If Yanya hadn’t decided on music, she’d have gone to art school. Growing up in Chelsea, west London, she spent much of her time in museums and galleries with her three siblings and parents. “It was normal to be making something or drawing something. Wherever we’d go we’d bring our sketchbooks. Whenever we’d go to the park, we’d be drawing trees.”

As well as her Turkish heritage from her father’s side, her mother is half-Irish and half-Bajan. For Yanya, it has made for a complicated sense of self. “I remember for a long time when I was younger, I didn’t know where I was from. I didn’t feel confident in my identity.”

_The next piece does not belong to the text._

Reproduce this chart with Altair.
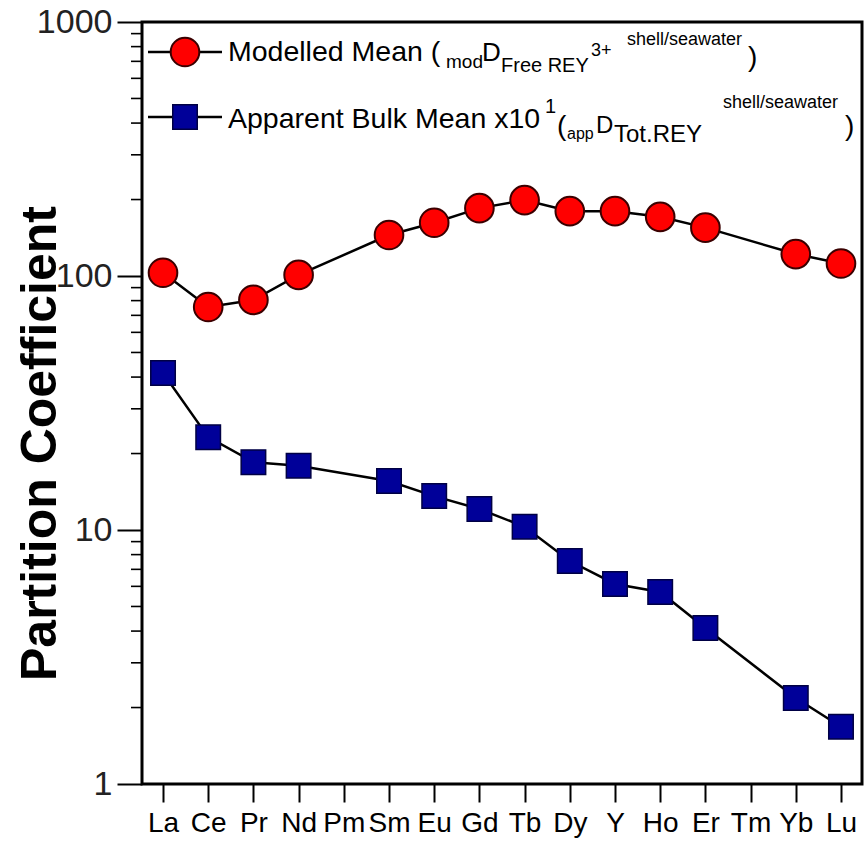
import altair as alt
import pandas as pd

# ---- data ----
elements = ["La", "Ce", "Pr", "Nd", "Pm", "Sm", "Eu", "Gd", "Tb", "Dy", "Y", "Ho", "Er", "Tm", "Yb", "Lu"]
measured = ["La", "Ce", "Pr", "Nd", "Sm", "Eu", "Gd", "Tb", "Dy", "Y", "Ho", "Er", "Yb", "Lu"]
modelled = [103, 75.5, 80.5, 101, 145, 162, 185, 199, 180, 180, 171, 155, 122, 112]
apparent = [41.5, 23.2, 18.5, 17.9, 15.6, 13.6, 12.1, 10.3, 7.55, 6.13, 5.70, 4.11, 2.18, 1.68]
y_major = [1, 10, 100, 1000]
y_minor = [2, 3, 4, 5, 6, 7, 8, 9,
           20, 30, 40, 50, 60, 70, 80, 90,
           200, 300, 400, 500, 600, 700, 800, 900]

FONT = "Liberation Sans"
W, H = 720, 762
L, T = 142, 22

df_mod = pd.DataFrame({"el": measured, "v": modelled, "i": list(range(len(measured)))})
df_app = pd.DataFrame({"el": measured, "v": apparent, "i": list(range(len(measured)))})
df_minor = pd.DataFrame({"v": y_minor})
dummy = pd.DataFrame({"a": [0]})

xenc = alt.X("el:N",
             scale=alt.Scale(type="point", domain=elements, padding=0.465),
             axis=alt.Axis(labelFontSize=28, labelFont=FONT, labelColor="black",
                           tickSize=18, tickWidth=2, tickColor="black",
                           labelPadding=7, domain=False, grid=False, labelAngle=0),
             title=None)
yscale = alt.Scale(type="log", domain=[1, 1000])
yaxis = alt.Axis(values=y_major, format="d", labelFontSize=34, labelFont=FONT,
                 labelColor="#222", tickSize=25, tickWidth=2, tickColor="black",
                 labelPadding=5, domain=False, grid=False,
                 title="Partition Coefficient", titleFontSize=50, titleFont=FONT,
                 titleFontWeight="bold", titleColor="black", titleAngle=270,
                 titleX=-102, titleY=421, titleBaseline="middle", titleAlign="center")
yenc = alt.Y("v:Q", scale=yscale, axis=yaxis)

line_mod = alt.Chart(df_mod).mark_line(color="black", strokeWidth=2.5).encode(x=xenc, y=yenc, order="i:Q")
line_app = alt.Chart(df_app).mark_line(color="black", strokeWidth=2.5).encode(x=xenc, y=yenc, order="i:Q")
pts_mod = alt.Chart(df_mod).mark_circle(size=820, color="#ff0000", stroke="#3a0000",
                                         strokeWidth=2, opacity=1).encode(x=xenc, y=yenc)
pts_app = alt.Chart(df_app).mark_square(size=600, color="#000099", stroke="#000044",
                                         strokeWidth=1.5, opacity=1).encode(x=xenc, y=yenc)
minor = alt.Chart(df_minor).mark_rule(color="black", strokeWidth=1.6).encode(
    y=yenc, x=alt.value(-11), x2=alt.value(0))

# ---- legend (manual, for sub/superscripts) ----
leg = []
for yy in (30, 95):
    leg.append(alt.Chart(dummy).mark_rule(color="black", strokeWidth=2.5).encode(
        x=alt.value(6), x2=alt.value(80), y=alt.value(yy)))
leg.append(alt.Chart(dummy).mark_circle(size=820, color="#ff0000", stroke="#3a0000",
                                         strokeWidth=2, opacity=1).encode(x=alt.value(43), y=alt.value(30)))
leg.append(alt.Chart(dummy).mark_square(size=600, color="#000099", stroke="#000044",
                                         strokeWidth=1.5, opacity=1).encode(x=alt.value(43), y=alt.value(95)))

# (text, abs x, abs baseline y, font size)
pieces = [
    ("Modelled Mean (", 228, 61, 28.5),
    ("mod", 446, 68, 19),
    ("D", 482, 61, 26),
    ("Free REY", 501, 72, 20),
    ("3+", 591, 56, 18),
    ("shell/seawater", 627, 45, 18),
    (")", 748, 66, 28),
    ("Apparent Bulk Mean x10", 228, 128, 28.5),
    ("1", 545, 113, 20),
    ("(", 557, 135, 28),
    ("app", 567, 139, 16),
    ("D", 596, 133, 24),
    ("Tot.REY", 614, 142, 24),
    ("shell/seawater", 723, 108, 18),
    (")", 845, 135, 28),
]
for t, px, py, fs in pieces:
    leg.append(alt.Chart(dummy).mark_text(text=t, fontSize=fs, font=FONT, align="left",
                                           baseline="alphabetic", color="black").encode(
        x=alt.value(px - L), y=alt.value(py - T)))

chart = alt.layer(line_mod, line_app, pts_mod, pts_app, minor, *leg).properties(
    width=W, height=H,
    autosize=alt.AutoSizeParams(type="none"),
    padding={"left": L, "top": T, "right": 3, "bottom": 61},
    background="white",
).configure_view(stroke="black", strokeWidth=3)

chart.save("out.html", embed_options={"renderer": "svg", "actions": False})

She says it’s this merging of so many influences that helped her create an original yet cohesive sound. “I think it made me try to always draw a link between things; in my music, I’m trying to make sense of things, bringing things together. I’ll start with one idea and then I’ll want a new idea for another part of the song in a way that wouldn’t work, and I’ll try to merge them.”

In the Yanya household, there was always her father’s Turkish music to be heard, or her mother’s classical favourites; it was through her mother’s piano-playing that she took her first musical steps. And then she heard guitars. Her first iPod contained her sister’s music collection, and she graduated from skater rock (Fall Out Boy and Panic! at the Disco) to indie bands (The Strokes, The Cure). Pixies would become an inspiration later, when she was seeking something more alternative and experimental.

“I just loved the sound of guitars so I would listen to anything with guitar in it. I tried to play along to everything.”

Having started composing songs in her head at six years old, Yanya knew she wanted to be in a band ever since learning guitar at 12. The singing came after. “Everyone was in a choir at school. I wasn’t really confident. I wasn’t the Mariah Carey of the class or anything. I had a songwriting teacher who said, ‘You have a really nice voice’. I was like, ‘Oh!’” Gigs followed, in her late teens. “I remember having a massive buzz of adrenaline. I was so happy I’d finally started doing what I wanted to do.”

‘Once you step into your fantasy, you’re living in a dream’ (Molly Daniel)

The album’s oldest song, “Monsters Under the Bed”, was written when she was just 15, and recorded as an afterthought: she had flown to Los Angeles to record “In Your Head” with producer John Congleton, and they found themselves with a spare day in the studio. Its title captures Miss Universe’s overarching sense of anxiety. Spoken-word interludes – automated messages from a fictional health management company called WWayHealth – conjure up the stresses of modern living.

Yanya talks about the creeping paranoia that plagues her in all areas of life. “It’s kind of like once you’ve had that one paranoid thought, it leads to a whole underworld of thinking,” she giggles nervously. “I’m quite introverted. I think a lot.”

These feelings, she says, lead to imposter syndrome. “I get that a lot. Massively”, she says. “Last year in Arizona I played at FORM Arcosanti festival; there was Kelsey Lu also playing, Blood Orange, Mount Kimbie, Mitski, all these people I really look up to. And it was like, ‘Why am I here?’ I never feel like I’m ready.”

But whether she feels ready or not, Nilüfer Yanya is here, and sharing big stages with her favourite artists. “It’s a fantasy,” she says. “Once you step into your fantasy, you’re living in a dream. But it’s actually just your life, so it’s not a dream any more. I need to keep the dream going.”